The request → Extract only the first line of the listing and every line after it up to and including the one with "return (BOTTOM - y) / (BOTTOM - TOP)". Omit the pictures.

━━ Records provided

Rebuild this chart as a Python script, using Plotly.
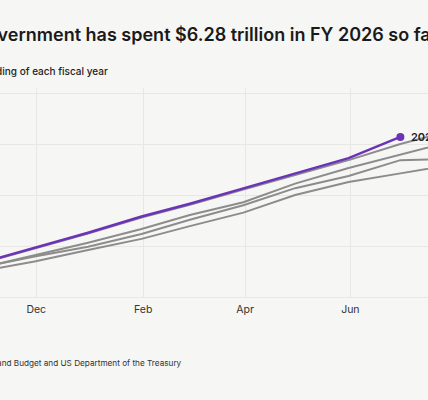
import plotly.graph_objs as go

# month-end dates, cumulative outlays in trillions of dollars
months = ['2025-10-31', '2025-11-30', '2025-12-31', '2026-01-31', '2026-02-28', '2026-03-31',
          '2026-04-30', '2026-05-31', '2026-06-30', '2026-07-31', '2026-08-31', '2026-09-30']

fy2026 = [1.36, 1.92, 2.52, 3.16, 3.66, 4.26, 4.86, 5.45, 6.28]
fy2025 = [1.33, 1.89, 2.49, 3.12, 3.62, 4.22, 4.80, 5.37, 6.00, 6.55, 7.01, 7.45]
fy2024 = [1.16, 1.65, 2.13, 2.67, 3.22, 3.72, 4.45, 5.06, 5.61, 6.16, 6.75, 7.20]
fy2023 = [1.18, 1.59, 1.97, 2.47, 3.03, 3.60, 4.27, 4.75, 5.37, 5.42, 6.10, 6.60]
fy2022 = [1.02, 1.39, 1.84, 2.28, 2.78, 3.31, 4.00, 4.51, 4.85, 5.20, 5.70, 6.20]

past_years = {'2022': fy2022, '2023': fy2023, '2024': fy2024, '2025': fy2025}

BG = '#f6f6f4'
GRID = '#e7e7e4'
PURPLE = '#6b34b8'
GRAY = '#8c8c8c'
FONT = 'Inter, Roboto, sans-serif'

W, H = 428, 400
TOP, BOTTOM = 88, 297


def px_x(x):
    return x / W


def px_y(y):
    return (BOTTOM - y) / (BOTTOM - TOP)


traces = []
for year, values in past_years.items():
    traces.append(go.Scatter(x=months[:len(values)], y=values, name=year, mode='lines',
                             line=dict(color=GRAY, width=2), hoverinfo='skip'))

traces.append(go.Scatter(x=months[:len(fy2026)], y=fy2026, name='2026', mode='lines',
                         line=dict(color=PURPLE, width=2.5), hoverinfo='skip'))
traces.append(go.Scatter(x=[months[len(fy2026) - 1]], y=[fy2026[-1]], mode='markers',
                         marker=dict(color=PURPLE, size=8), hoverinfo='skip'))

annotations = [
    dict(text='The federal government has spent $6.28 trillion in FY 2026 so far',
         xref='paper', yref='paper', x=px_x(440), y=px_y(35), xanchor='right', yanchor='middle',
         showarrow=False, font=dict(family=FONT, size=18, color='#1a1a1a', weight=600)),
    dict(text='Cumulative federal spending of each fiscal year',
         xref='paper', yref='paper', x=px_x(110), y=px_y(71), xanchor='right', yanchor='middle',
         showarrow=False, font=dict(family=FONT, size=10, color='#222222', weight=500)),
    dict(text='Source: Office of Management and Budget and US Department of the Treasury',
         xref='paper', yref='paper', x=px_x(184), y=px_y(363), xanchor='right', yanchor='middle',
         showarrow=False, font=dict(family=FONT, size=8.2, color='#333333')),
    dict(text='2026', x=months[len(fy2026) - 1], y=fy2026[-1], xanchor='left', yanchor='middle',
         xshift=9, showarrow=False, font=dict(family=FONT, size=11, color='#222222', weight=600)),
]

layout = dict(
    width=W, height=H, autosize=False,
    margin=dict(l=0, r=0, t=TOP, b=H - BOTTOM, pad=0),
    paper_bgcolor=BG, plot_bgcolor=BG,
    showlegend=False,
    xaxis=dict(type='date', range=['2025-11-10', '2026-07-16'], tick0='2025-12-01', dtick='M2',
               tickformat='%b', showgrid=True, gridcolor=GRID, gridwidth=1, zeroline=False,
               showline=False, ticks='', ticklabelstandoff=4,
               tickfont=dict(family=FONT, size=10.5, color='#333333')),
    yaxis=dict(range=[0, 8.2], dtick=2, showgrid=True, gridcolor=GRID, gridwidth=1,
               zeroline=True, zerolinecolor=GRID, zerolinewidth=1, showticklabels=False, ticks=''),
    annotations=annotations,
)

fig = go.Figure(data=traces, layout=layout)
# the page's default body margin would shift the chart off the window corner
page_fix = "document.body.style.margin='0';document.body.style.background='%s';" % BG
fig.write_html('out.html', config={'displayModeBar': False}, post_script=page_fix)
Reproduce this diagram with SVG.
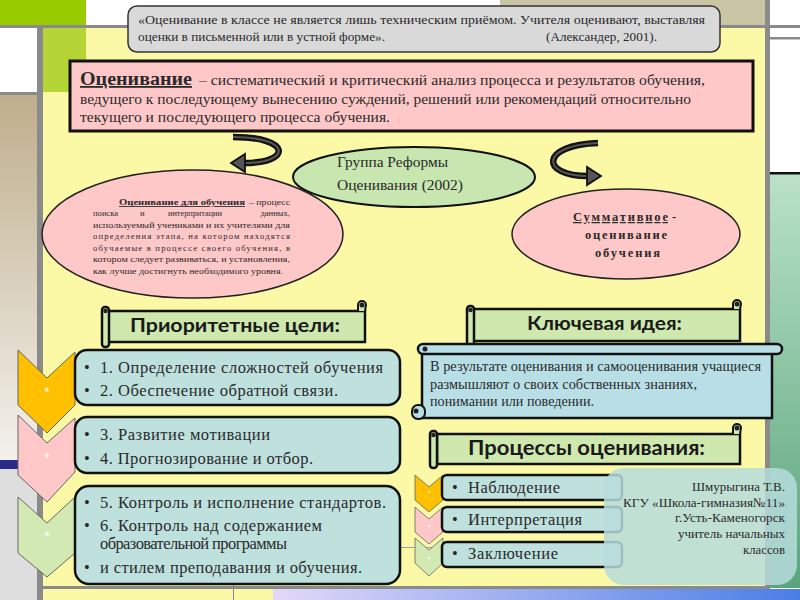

━━━━

Correct output →
Rebuild this chart as a Python script, using Plotly.
import plotly.graph_objs as go

# month-end dates, cumulative outlays in trillions of dollars
months = ['2025-10-31', '2025-11-30', '2025-12-31', '2026-01-31', '2026-02-28', '2026-03-31',
          '2026-04-30', '2026-05-31', '2026-06-30', '2026-07-31', '2026-08-31', '2026-09-30']

fy2026 = [1.36, 1.92, 2.52, 3.16, 3.66, 4.26, 4.86, 5.45, 6.28]
fy2025 = [1.33, 1.89, 2.49, 3.12, 3.62, 4.22, 4.80, 5.37, 6.00, 6.55, 7.01, 7.45]
fy2024 = [1.16, 1.65, 2.13, 2.67, 3.22, 3.72, 4.45, 5.06, 5.61, 6.16, 6.75, 7.20]
fy2023 = [1.18, 1.59, 1.97, 2.47, 3.03, 3.60, 4.27, 4.75, 5.37, 5.42, 6.10, 6.60]
fy2022 = [1.02, 1.39, 1.84, 2.28, 2.78, 3.31, 4.00, 4.51, 4.85, 5.20, 5.70, 6.20]

past_years = {'2022': fy2022, '2023': fy2023, '2024': fy2024, '2025': fy2025}

BG = '#f6f6f4'
GRID = '#e7e7e4'
PURPLE = '#6b34b8'
GRAY = '#8c8c8c'
FONT = 'Inter, Roboto, sans-serif'

W, H = 428, 400
TOP, BOTTOM = 88, 297


def px_x(x):
    return x / W


def px_y(y):
    return (BOTTOM - y) / (BOTTOM - TOP)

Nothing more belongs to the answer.